=== Data shown ===

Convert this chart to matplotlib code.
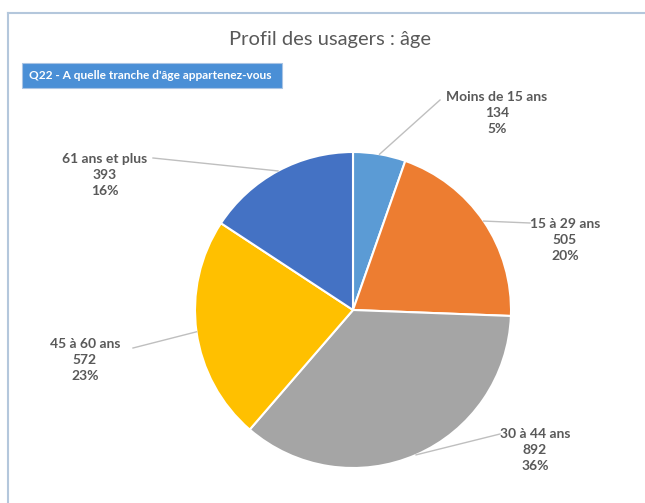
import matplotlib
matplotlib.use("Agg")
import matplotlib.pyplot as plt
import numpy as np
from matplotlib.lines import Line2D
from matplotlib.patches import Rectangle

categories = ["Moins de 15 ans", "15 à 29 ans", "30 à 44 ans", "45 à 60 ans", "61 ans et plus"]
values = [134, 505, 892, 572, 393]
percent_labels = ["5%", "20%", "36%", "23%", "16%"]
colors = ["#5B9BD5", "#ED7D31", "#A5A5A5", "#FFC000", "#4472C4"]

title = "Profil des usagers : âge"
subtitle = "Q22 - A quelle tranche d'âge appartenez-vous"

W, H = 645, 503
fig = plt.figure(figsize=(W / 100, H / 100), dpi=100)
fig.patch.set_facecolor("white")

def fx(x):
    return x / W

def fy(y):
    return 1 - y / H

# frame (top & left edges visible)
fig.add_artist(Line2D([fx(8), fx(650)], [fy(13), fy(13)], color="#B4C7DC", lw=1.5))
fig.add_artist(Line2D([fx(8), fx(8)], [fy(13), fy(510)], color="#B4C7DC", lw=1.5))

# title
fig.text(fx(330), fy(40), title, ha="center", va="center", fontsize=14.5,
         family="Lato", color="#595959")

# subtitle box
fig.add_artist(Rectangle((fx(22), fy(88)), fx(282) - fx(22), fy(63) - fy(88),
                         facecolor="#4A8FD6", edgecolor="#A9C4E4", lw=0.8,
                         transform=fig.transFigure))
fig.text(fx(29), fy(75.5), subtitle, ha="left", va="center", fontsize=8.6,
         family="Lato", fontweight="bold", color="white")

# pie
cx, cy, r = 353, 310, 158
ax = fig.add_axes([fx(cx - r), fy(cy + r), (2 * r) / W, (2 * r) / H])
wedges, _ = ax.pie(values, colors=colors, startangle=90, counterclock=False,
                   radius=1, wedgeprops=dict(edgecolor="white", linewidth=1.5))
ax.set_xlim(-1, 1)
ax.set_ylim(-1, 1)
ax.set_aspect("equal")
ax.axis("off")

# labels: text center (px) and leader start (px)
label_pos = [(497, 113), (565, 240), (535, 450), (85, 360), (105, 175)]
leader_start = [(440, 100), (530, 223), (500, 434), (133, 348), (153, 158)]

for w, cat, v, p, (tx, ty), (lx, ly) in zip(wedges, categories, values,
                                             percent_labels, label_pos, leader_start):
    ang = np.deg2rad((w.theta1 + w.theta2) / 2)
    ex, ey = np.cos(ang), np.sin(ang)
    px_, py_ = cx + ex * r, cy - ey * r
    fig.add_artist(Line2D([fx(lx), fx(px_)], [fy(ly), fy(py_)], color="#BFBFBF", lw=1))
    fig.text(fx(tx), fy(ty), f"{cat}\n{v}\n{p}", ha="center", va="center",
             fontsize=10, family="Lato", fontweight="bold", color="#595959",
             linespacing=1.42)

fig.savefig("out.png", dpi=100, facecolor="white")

===

-- What to do --
Leave every image out, and retype the material exactly.

-- Solution for this problem --
Convert this chart to matplotlib code.
import matplotlib
matplotlib.use("Agg")
import matplotlib.pyplot as plt
import numpy as np
from matplotlib.lines import Line2D
from matplotlib.patches import Rectangle

categories = ["Moins de 15 ans", "15 à 29 ans", "30 à 44 ans", "45 à 60 ans", "61 ans et plus"]
values = [134, 505, 892, 572, 393]
percent_labels = ["5%", "20%", "36%", "23%", "16%"]
colors = ["#5B9BD5", "#ED7D31", "#A5A5A5", "#FFC000", "#4472C4"]

title = "Profil des usagers : âge"
subtitle = "Q22 - A quelle tranche d'âge appartenez-vous"

W, H = 645, 503
fig = plt.figure(figsize=(W / 100, H / 100), dpi=100)
fig.patch.set_facecolor("white")

def fx(x):
    return x / W

def fy(y):
    return 1 - y / H

# frame (top & left edges visible)
fig.add_artist(Line2D([fx(8), fx(650)], [fy(13), fy(13)], color="#B4C7DC", lw=1.5))
fig.add_artist(Line2D([fx(8), fx(8)], [fy(13), fy(510)], color="#B4C7DC", lw=1.5))

# title
fig.text(fx(330), fy(40), title, ha="center", va="center", fontsize=14.5,
         family="Lato", color="#595959")

# subtitle box
fig.add_artist(Rectangle((fx(22), fy(88)), fx(282) - fx(22), fy(63) - fy(88),
                         facecolor="#4A8FD6", edgecolor="#A9C4E4", lw=0.8,
                         transform=fig.transFigure))
fig.text(fx(29), fy(75.5), subtitle, ha="left", va="center", fontsize=8.6,
         family="Lato", fontweight="bold", color="white")

# pie
cx, cy, r = 353, 310, 158
ax = fig.add_axes([fx(cx - r), fy(cy + r), (2 * r) / W, (2 * r) / H])
wedges, _ = ax.pie(values, colors=colors, startangle=90, counterclock=False,
                   radius=1, wedgeprops=dict(edgecolor="white", linewidth=1.5))
ax.set_xlim(-1, 1)
ax.set_ylim(-1, 1)
ax.set_aspect("equal")
ax.axis("off")

# labels: text center (px) and leader start (px)
label_pos = [(497, 113), (565, 240), (535, 450), (85, 360), (105, 175)]
leader_start = [(440, 100), (530, 223), (500, 434), (133, 348), (153, 158)]

for w, cat, v, p, (tx, ty), (lx, ly) in zip(wedges, categories, values,
                                             percent_labels, label_pos, leader_start):
    ang = np.deg2rad((w.theta1 + w.theta2) / 2)
    ex, ey = np.cos(ang), np.sin(ang)
    px_, py_ = cx + ex * r, cy - ey * r
    fig.add_artist(Line2D([fx(lx), fx(px_)], [fy(ly), fy(py_)], color="#BFBFBF", lw=1))
    fig.text(fx(tx), fy(ty), f"{cat}\n{v}\n{p}", ha="center", va="center",
             fontsize=10, family="Lato", fontweight="bold", color="#595959",
             linespacing=1.42)

fig.savefig("out.png", dpi=100, facecolor="white")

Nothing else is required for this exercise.